#### GIVEN DATA

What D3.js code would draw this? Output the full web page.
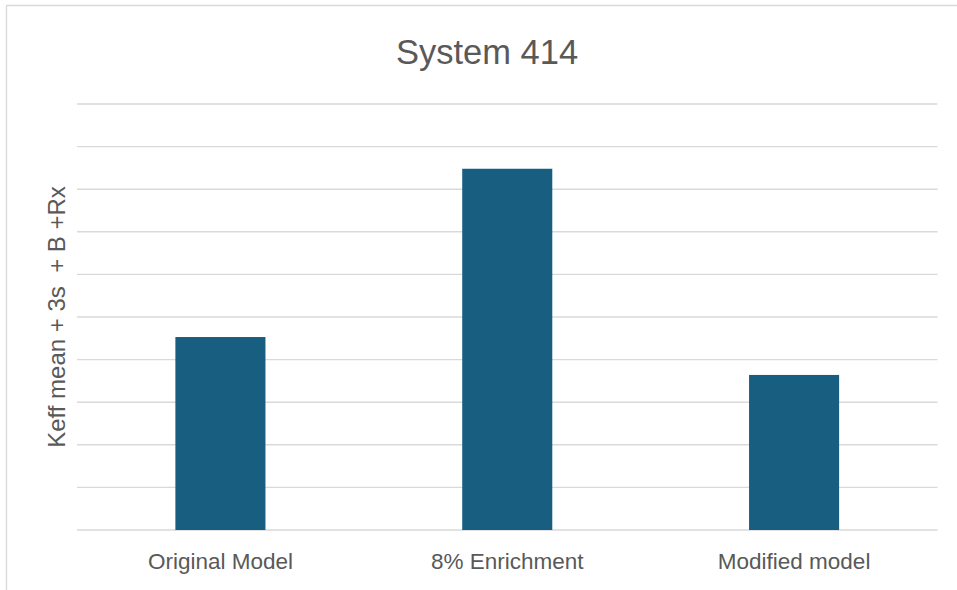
<!DOCTYPE html>
<html>
<head>
<meta charset="utf-8">
<script src="https://cdn.jsdelivr.net/npm/d3@7"></script>
<style>
  html, body { margin: 0; padding: 0; background: #fff; }
  svg { display: block; }
  text { font-family: "Liberation Sans", Arial, sans-serif; fill: #595959; }
</style>
</head>
<body>
<script>
const title = "System 414";
const yLabel = "Keff mean + 3s  + B +Rx";
const categories = ["Original Model", "8% Enrichment", "Modified model"];
const values = [4.53, 8.48, 3.64];
const yTicks = [0, 1, 2, 3, 4, 5, 6, 7, 8, 9, 10];

const W = 957, H = 590;
const margin = { left: 77, right: 20, top: 104, bottom: 60 };
const plotRight = 937.5, plotBottom = 530;

const svg = d3.select("body").append("svg").attr("width", W).attr("height", H);

// chart border
svg.append("path")
  .attr("d", `M6.5,${H} V5.5 H${W}`)
  .attr("fill", "none").attr("stroke", "#d9d9d9").attr("stroke-width", 1.3);

const x = d3.scaleBand().domain(categories)
  .range([margin.left, plotRight])
  .paddingInner(0.686).paddingOuter(0.343);
const y = d3.scaleLinear().domain([0, 10]).range([plotBottom, margin.top]);

// gridlines
svg.append("g").selectAll("line").data(yTicks).join("line")
  .attr("x1", margin.left).attr("x2", plotRight)
  .attr("y1", d => y(d)).attr("y2", d => y(d))
  .attr("stroke", "#d9d9d9").attr("stroke-width", 1.4);

// bars
svg.append("g").selectAll("rect").data(values).join("rect")
  .attr("x", (d, i) => x(categories[i]))
  .attr("width", x.bandwidth())
  .attr("y", d => y(d))
  .attr("height", d => y(0) - y(d))
  .attr("fill", "#175e80");

// x axis labels
const xAxis = d3.axisBottom(x).tickSize(0).tickPadding(0);
const gx = svg.append("g").attr("transform", `translate(0,${plotBottom})`).call(xAxis);
gx.select(".domain").remove();
gx.selectAll("text")
  .attr("y", 39).attr("dy", 0)
  .style("font-size", "22.5px")
  .style("font-family", "'Liberation Sans', Arial, sans-serif")
  .attr("fill", "#595959");

// title
svg.append("text").attr("x", 487).attr("y", 64)
  .attr("text-anchor", "middle").style("font-size", "34.5px").text(title);

// y label
svg.append("text")
  .attr("transform", `translate(65,317) rotate(-90)`)
  .attr("text-anchor", "middle").style("font-size", "24px")
  .style("white-space", "pre").attr("xml:space", "preserve")
  .text(yLabel);
</script>
</body>
</html>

########

• WHAT YOU SHOULD DO
Repeat the material exactly as it reads, without any of its pictures.

• WRITTEN SOLUTION
What D3.js code would draw this? Output the full web page.
<!DOCTYPE html>
<html>
<head>
<meta charset="utf-8">
<script src="https://cdn.jsdelivr.net/npm/d3@7"></script>
<style>
  html, body { margin: 0; padding: 0; background: #fff; }
  svg { display: block; }
  text { font-family: "Liberation Sans", Arial, sans-serif; fill: #595959; }
</style>
</head>
<body>
<script>
const title = "System 414";
const yLabel = "Keff mean + 3s  + B +Rx";
const categories = ["Original Model", "8% Enrichment", "Modified model"];
const values = [4.53, 8.48, 3.64];
const yTicks = [0, 1, 2, 3, 4, 5, 6, 7, 8, 9, 10];

const W = 957, H = 590;
const margin = { left: 77, right: 20, top: 104, bottom: 60 };
const plotRight = 937.5, plotBottom = 530;

const svg = d3.select("body").append("svg").attr("width", W).attr("height", H);

// chart border
svg.append("path")
  .attr("d", `M6.5,${H} V5.5 H${W}`)
  .attr("fill", "none").attr("stroke", "#d9d9d9").attr("stroke-width", 1.3);

const x = d3.scaleBand().domain(categories)
  .range([margin.left, plotRight])
  .paddingInner(0.686).paddingOuter(0.343);
const y = d3.scaleLinear().domain([0, 10]).range([plotBottom, margin.top]);

// gridlines
svg.append("g").selectAll("line").data(yTicks).join("line")
  .attr("x1", margin.left).attr("x2", plotRight)
  .attr("y1", d => y(d)).attr("y2", d => y(d))
  .attr("stroke", "#d9d9d9").attr("stroke-width", 1.4);

// bars
svg.append("g").selectAll("rect").data(values).join("rect")
  .attr("x", (d, i) => x(categories[i]))
  .attr("width", x.bandwidth())
  .attr("y", d => y(d))
  .attr("height", d => y(0) - y(d))
  .attr("fill", "#175e80");

// x axis labels
const xAxis = d3.axisBottom(x).tickSize(0).tickPadding(0);
const gx = svg.append("g").attr("transform", `translate(0,${plotBottom})`).call(xAxis);
gx.select(".domain").remove();
gx.selectAll("text")
  .attr("y", 39).attr("dy", 0)
  .style("font-size", "22.5px")
  .style("font-family", "'Liberation Sans', Arial, sans-serif")
  .attr("fill", "#595959");

// title
svg.append("text").attr("x", 487).attr("y", 64)
  .attr("text-anchor", "middle").style("font-size", "34.5px").text(title);

// y label
svg.append("text")
  .attr("transform", `translate(65,317) rotate(-90)`)
  .attr("text-anchor", "middle").style("font-size", "24px")
  .style("white-space", "pre").attr("xml:space", "preserve")
  .text(yLabel);
</script>
</body>
</html>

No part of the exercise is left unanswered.